EU Parliament ASR Data and Code

The diarization folder contains all files for the diarization experiment.
The segmentation folder contains scripts for segmenting audio files in segments of 15-25 seconds.
The transcription folder contains scripts for transcribing a wav-file/
ASRpipeline.py contains the entire pipeline. To transcribe a meeting (or other wav-files) run this script.
the Corpus folder contains the transcribed LIBE meetings.
Evaluate contains the script to calculate the WER
hotwords_experiment contains data and scripts for the hotwords experiment.
make_wordlist contains the scripts that were used to create the wordlist for the hotwords experiment.
manual_transcriptions contains the manual transcriptions used for the evaluation.

ASRpipeline.py

Run ASRpipeline.py <path_to_wavfile> to process a wav file.

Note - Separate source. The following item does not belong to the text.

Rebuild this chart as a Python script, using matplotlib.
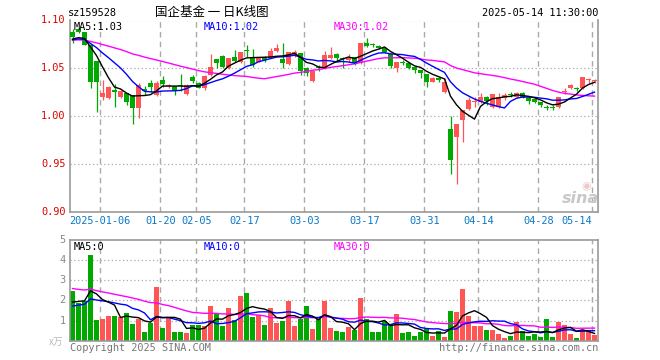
import numpy as np
import pandas as pd
import matplotlib
matplotlib.use("Agg")
import matplotlib.pyplot as plt

# ---------------- data ----------------
opens = [1.0876, 1.0907, 1.0876, 1.0743, 1.0576, 1.0204, 1.0193, 1.0273, 1.0204, 1.0239,
         1.0221, 1.0082, 1.0284, 1.0343, 1.0221, 1.0378, 1.0312, 1.0315, 1.0318, 1.0232,
         1.0406, 1.0343, 1.0294, 1.0430, 1.0597, 1.0632, 1.0500, 1.0615, 1.0569, 1.0685,
         1.0621, 1.0569, 1.0621, 1.0611, 1.0681, 1.0594, 1.0542, 1.0639, 1.0657, 1.0506,
         1.0367, 1.0510, 1.0500, 1.0604, 1.0646, 1.0607, 1.0587, 1.0615, 1.0552, 1.0761,
         1.0746, 1.0736, 1.0715, 1.0646, 1.0506, 1.0566, 1.0552, 1.0517, 1.0482, 1.0437,
         1.0360, 1.0402, 1.0256, 0.9866, 0.9786, 0.9960, 1.0072, 1.0150, 1.0151, 1.0204,
         1.0099, 1.0099, 1.0193, 1.0232, 1.0204, 1.0239, 1.0193, 1.0176, 1.0145, 1.0092,
         1.0092, 1.0093, 1.0253, 1.0297, 1.0290, 1.0291, 1.0375, 1.0372]
closes = [1.0830, 1.0876, 1.0743, 1.0360, 1.0360, 1.0239, 1.0308, 1.0256, 1.0263, 1.0145,
          1.0082, 1.0326, 1.0266, 1.0308, 1.0343, 1.0333, 1.0326, 1.0266, 1.0312, 1.0326,
          1.0367, 1.0300, 1.0420, 1.0517, 1.0558, 1.0517, 1.0604, 1.0579, 1.0667, 1.0678,
          1.0534, 1.0615, 1.0587, 1.0681, 1.0715, 1.0552, 1.0667, 1.0673, 1.0472, 1.0448,
          1.0475, 1.0503, 1.0639, 1.0639, 1.0604, 1.0601, 1.0611, 1.0558, 1.0761, 1.0736,
          1.0740, 1.0709, 1.0673, 1.0527, 1.0563, 1.0560, 1.0500, 1.0482, 1.0448, 1.0360,
          1.0402, 1.0378, 1.0360, 0.9543, 0.9915, 1.0065, 1.0169, 1.0160, 1.0204, 1.0159,
          1.0229, 1.0204, 1.0221, 1.0226, 1.0239, 1.0193, 1.0162, 1.0145, 1.0117, 1.0086,
          1.0086, 1.0197, 1.0259, 1.0326, 1.0284, 1.0406, 1.0381, 1.0378]
highs = [1.0907, 1.0925, 1.0880, 1.0750, 1.0580, 1.0378, 1.0315, 1.0333, 1.0270, 1.0245,
         1.0225, 1.0343, 1.0318, 1.0378, 1.0367, 1.0423, 1.0333, 1.0320, 1.0437, 1.0333,
         1.0430, 1.0360, 1.0430, 1.0646, 1.0600, 1.0635, 1.0610, 1.0691, 1.0672, 1.0743,
         1.0701, 1.0620, 1.0625, 1.0709, 1.0751, 1.0761, 1.0672, 1.0691, 1.0662, 1.0517,
         1.0480, 1.0534, 1.0681, 1.0725, 1.0657, 1.0621, 1.0646, 1.0620, 1.0765, 1.0813,
         1.0761, 1.0743, 1.0725, 1.0650, 1.0567, 1.0587, 1.0556, 1.0520, 1.0486, 1.0440,
         1.0406, 1.0406, 1.0396, 1.0002, 0.9920, 1.0070, 1.0204, 1.0204, 1.0239, 1.0210,
         1.0235, 1.0240, 1.0239, 1.0250, 1.0250, 1.0250, 1.0197, 1.0187, 1.0150, 1.0117,
         1.0117, 1.0204, 1.0291, 1.0336, 1.0308, 1.0410, 1.0402, 1.0388]
lows = [1.0760, 1.0870, 1.0740, 1.0291, 1.0047, 1.0169, 1.0185, 1.0099, 1.0195, 1.0117,
        0.9915, 0.9978, 1.0221, 1.0256, 1.0214, 1.0308, 1.0291, 1.0221, 1.0266, 1.0225,
        1.0343, 1.0291, 1.0273, 1.0423, 1.0500, 1.0500, 1.0495, 1.0569, 1.0560, 1.0621,
        1.0517, 1.0563, 1.0569, 1.0604, 1.0673, 1.0500, 1.0538, 1.0621, 1.0430, 1.0423,
        1.0360, 1.0472, 1.0490, 1.0597, 1.0569, 1.0500, 1.0569, 1.0534, 1.0548, 1.0725,
        1.0725, 1.0701, 1.0657, 1.0500, 1.0465, 1.0534, 1.0490, 1.0448, 1.0402, 1.0308,
        1.0356, 1.0354, 1.0245, 0.9397, 0.9292, 0.9734, 1.0065, 1.0099, 1.0135, 1.0117,
        1.0082, 1.0090, 1.0166, 1.0204, 1.0195, 1.0187, 1.0124, 1.0135, 1.0099, 1.0065,
        1.0065, 1.0082, 1.0229, 1.0284, 1.0263, 1.0281, 1.0343, 1.0343]
volumes = [2.48, 1.87, 1.95, 4.28, 1.03, 1.08, 1.23, 1.23, 1.20, 1.38,
           0.83, 1.08, 0.43, 0.88, 2.68, 0.63, 1.17, 0.43, 0.43, 0.38,
           0.78, 0.78, 0.73, 1.73, 1.38, 0.73, 1.63, 1.03, 2.23, 2.38,
           1.18, 1.28, 0.78, 1.63, 0.88, 0.98, 1.98, 0.73, 1.08, 1.73,
           0.58, 1.08, 1.98, 0.63, 0.48, 0.43, 0.68, 0.53, 2.13, 1.08,
           0.43, 0.43, 0.98, 0.83, 1.33, 0.38, 0.43, 0.23, 0.43, 0.58,
           0.23, 0.48, 0.18, 1.48, 1.43, 2.58, 1.23, 0.73, 0.73, 0.53,
           0.53, 0.33, 0.13, 0.23, 0.93, 0.48, 0.23, 0.33, 0.18, 1.08,
           0.18, 0.93, 0.78, 0.33, 0.13, 0.53, 0.53, 0.28]
# sessions before the visible window (only feed the moving averages)
prior_closes = [1.080, 1.079, 1.081, 1.078, 1.080, 1.079, 1.080, 1.078, 1.079, 1.080,
                1.079, 1.080, 1.078, 1.079, 1.080, 1.079, 1.078, 1.080, 1.079, 1.080,
                1.079, 1.080, 1.078, 1.079, 1.080, 1.080, 1.079, 1.080, 1.081]
prior_volumes = [3.1, 2.9, 3.0, 3.2, 3.0, 2.9, 3.1, 3.0, 3.1, 2.9,
                 3.0, 3.2, 3.0, 3.0, 3.1, 2.9, 3.0, 3.1, 3.0, 3.0,
                 1.4, 1.5, 1.6, 1.6, 1.5, 1.7, 1.8, 1.8, 1.8]
tick_idx = [5, 15, 21, 29, 39, 49, 59, 68, 78, 87]
tick_labels = ["2025-01-06", "01-20", "02-05", "02-17", "03-03",
               "03-17", "03-31", "04-14", "04-28", "05-14"]
price_ticks = [0.90, 0.95, 1.00, 1.05, 1.10]
vol_ticks = [1, 2, 3, 4, 5]

# ---------------- styling ----------------
W, H = 660, 360
RED = "#ff5555"
GREEN = "#00a800"
GRID = "#aaaaaa"
SPINE = "#999999"
BLUE_TXT = "#0a78c8"
MONO = "DejaVu Sans Mono"
CJK = ["Noto Sans CJK SC", "DejaVu Sans"]

fig = plt.figure(figsize=(W / 100, H / 100), dpi=100)
fig.patch.set_facecolor("white")


def fx(x):
    return x / W


def fy(y):
    return 1 - y / H


def trunc2(val):
    return f"{np.floor(val * 100) / 100:.2f}"


# axes rectangles (pixels)
L, R = 70, 598
P_TOP, P_BOT = 20.5, 212
V_TOP, V_BOT = 240, 340.7
axp = fig.add_axes([fx(L), fy(P_BOT), fx(R - L), (P_BOT - P_TOP) / H])
axv = fig.add_axes([fx(L), fy(V_BOT), fx(R - L), (V_BOT - V_TOP) / H])

n = len(closes)
x = np.arange(n)
o = np.array(opens)
c = np.array(closes)
h = np.array(highs)
lo = np.array(lows)
v = np.array(volumes)
up = c >= o
cols = np.where(up, RED, GREEN)

xmin = -2.5 / 6
xmax = xmin + (R - L) / 6
bw = 5 / 6

# ---- price panel ----
axp.set_xlim(xmin, xmax)
axp.set_ylim(0.90, 1.10)
for t in price_ticks[1:]:
    axp.axhline(t, color=GRID, lw=0.9, ls=(0, (1, 2)), zorder=0)
for ti in tick_idx:
    axp.axvline(ti - 0.37, color=GRID, lw=1.0, ls=(0, (4, 3)), zorder=0)

axp.vlines(x, lo, h, colors=cols, lw=0.9, zorder=2)
body_lo = np.minimum(o, c)
body_h = np.maximum(np.abs(c - o), 0.0011)
axp.bar(x, body_h, bottom=body_lo, width=bw, color=cols, lw=0, zorder=3)

allc = pd.Series(list(prior_closes) + list(closes))
npri = len(prior_closes)
ma5 = allc.rolling(5, min_periods=1).mean().values[npri:]
ma10 = allc.rolling(10, min_periods=1).mean().values[npri:]
ma30 = allc.rolling(30, min_periods=1).mean().values[npri:]
axp.plot(x, ma30, color="#ff00ff", lw=1.0, zorder=4)
axp.plot(x, ma10, color="#0000ff", lw=1.0, zorder=4)
axp.plot(x, ma5, color="black", lw=1.0, zorder=5)

# ---- volume panel ----
axv.set_xlim(xmin, xmax)
axv.set_ylim(0, 5)
for t in vol_ticks[:-1]:
    axv.axhline(t, color=GRID, lw=0.9, ls=(0, (1, 2)), zorder=0)
for ti in tick_idx:
    axv.axvline(ti - 0.37, color=GRID, lw=1.0, ls=(0, (4, 3)), zorder=0)
axv.bar(x, v, width=bw, color=cols, lw=0, zorder=2)
allv = pd.Series(list(prior_volumes) + list(volumes))
nv = len(prior_volumes)
vma5 = allv.rolling(5, min_periods=1).mean().values[nv:]
vma10 = allv.rolling(10, min_periods=1).mean().values[nv:]
vma30 = allv.rolling(30, min_periods=1).mean().values[nv:]
axv.plot(x, vma30, color="#ff00ff", lw=1.0, zorder=4)
axv.plot(x, vma10, color="#0000ff", lw=1.0, zorder=4)
axv.plot(x, vma5, color="black", lw=1.0, zorder=5)

for ax, top_solid in ((axp, False), (axv, True)):
    ax.set_xticks([])
    ax.set_yticks([])
    for s in ("left", "right", "bottom"):
        ax.spines[s].set_color(SPINE)
        ax.spines[s].set_linewidth(1.2)
    ax.spines["top"].set_visible(top_solid)
    ax.spines["top"].set_color(SPINE)
    ax.spines["top"].set_linewidth(1.2)
    ax.set_facecolor("white")

# ---- texts ----
for t in price_ticks:
    axp.text(-0.008, t, f"{t:.2f}", transform=axp.get_yaxis_transform(),
             ha="right", va="center", color="#e00000", fontsize=7.4, family=MONO)
for t in vol_ticks:
    axv.text(-0.008, t, f"{t}", transform=axv.get_yaxis_transform(),
             ha="right", va="center", color="#888888", fontsize=7.4, family=MONO)
fig.text(fx(56), fy(342), "x万", ha="center", va="center", color="#bbbbbb",
         fontsize=7, family=CJK)

for ti, lab in zip(tick_idx, tick_labels):
    xx = ti - 0.37
    ha = "right" if ti == tick_idx[-1] else "center"
    axp.text(xx, -0.022, lab, transform=axp.get_xaxis_transform(), ha=ha, va="top",
             color=BLUE_TXT, fontsize=7.4, family=MONO)

fig.text(fx(68), fy(12.5), "sz159528", ha="left", va="center", fontsize=7.4,
         family=MONO, color="black")
fig.text(fx(212), fy(12.5), "国企基金 一 日K线图", ha="center", va="center",
         fontsize=9, family=CJK, color="black")
fig.text(fx(598), fy(12.5), "2025-05-14 11:30:00", ha="right", va="center",
         fontsize=7.4, family=MONO, color="black")

fig.text(fx(74), fy(27), f"MA5:{trunc2(ma5[-1])}", ha="left", va="center", fontsize=7.4,
         family=MONO, color="black")
fig.text(fx(204), fy(27), f"MA10:{trunc2(ma10[-1])}", ha="left", va="center", fontsize=7.4,
         family=MONO, color="#0000ff")
fig.text(fx(334), fy(27), f"MA30:{trunc2(ma30[-1])}", ha="left", va="center", fontsize=7.4,
         family=MONO, color="#ff00ff")
fig.text(fx(74), fy(247), "MA5:0", ha="left", va="center", fontsize=7.4,
         family=MONO, color="black")
fig.text(fx(204), fy(247), "MA10:0", ha="left", va="center", fontsize=7.4,
         family=MONO, color="#0000ff")
fig.text(fx(334), fy(247), "MA30:0", ha="left", va="center", fontsize=7.4,
         family=MONO, color="#ff00ff")

fig.text(fx(70), fy(348), "Copyright 2025 SINA.COM", ha="left", va="center",
         fontsize=7.4, family=MONO, color="#777777")
fig.text(fx(598), fy(348), "http://finance.sina.com.cn", ha="right", va="center",
         fontsize=7.4, family=MONO, color="#777777")

# watermark
fig.text(fx(580), fy(198), "sina", ha="center", va="center", fontsize=11.5,
         style="italic", weight="bold", family="DejaVu Sans", color="#c8c8c8")
fig.text(fx(586), fy(186), "◉", ha="center", va="center", fontsize=8,
         family="DejaVu Sans", color="#ebcaca")

fig.savefig("out.png", dpi=100, facecolor="white")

wavfile: the wavfile you want to process
-rttm_output: path to where the rttm files need to be stored if you use diarization.
-segmentation_output_folder: the folder where the results of segmentation will be stored.
-segmentation_bookkeep_file: The name of the json file with the segmentation bookkeep. This file keeps track of how the wav file is segmented.
-asr_model: The name of the wav2vec model that is used for the asr. default="facebook/wav2vec2-base-10k-voxpopuli-ft-en",
-kenlm_model: The name of the knlm model that is used for decoding the ASR results.
-transcriptions_output_folder: "Folder where the transcriptions will be stored.
-logfolder: The folder where the logfiles will go.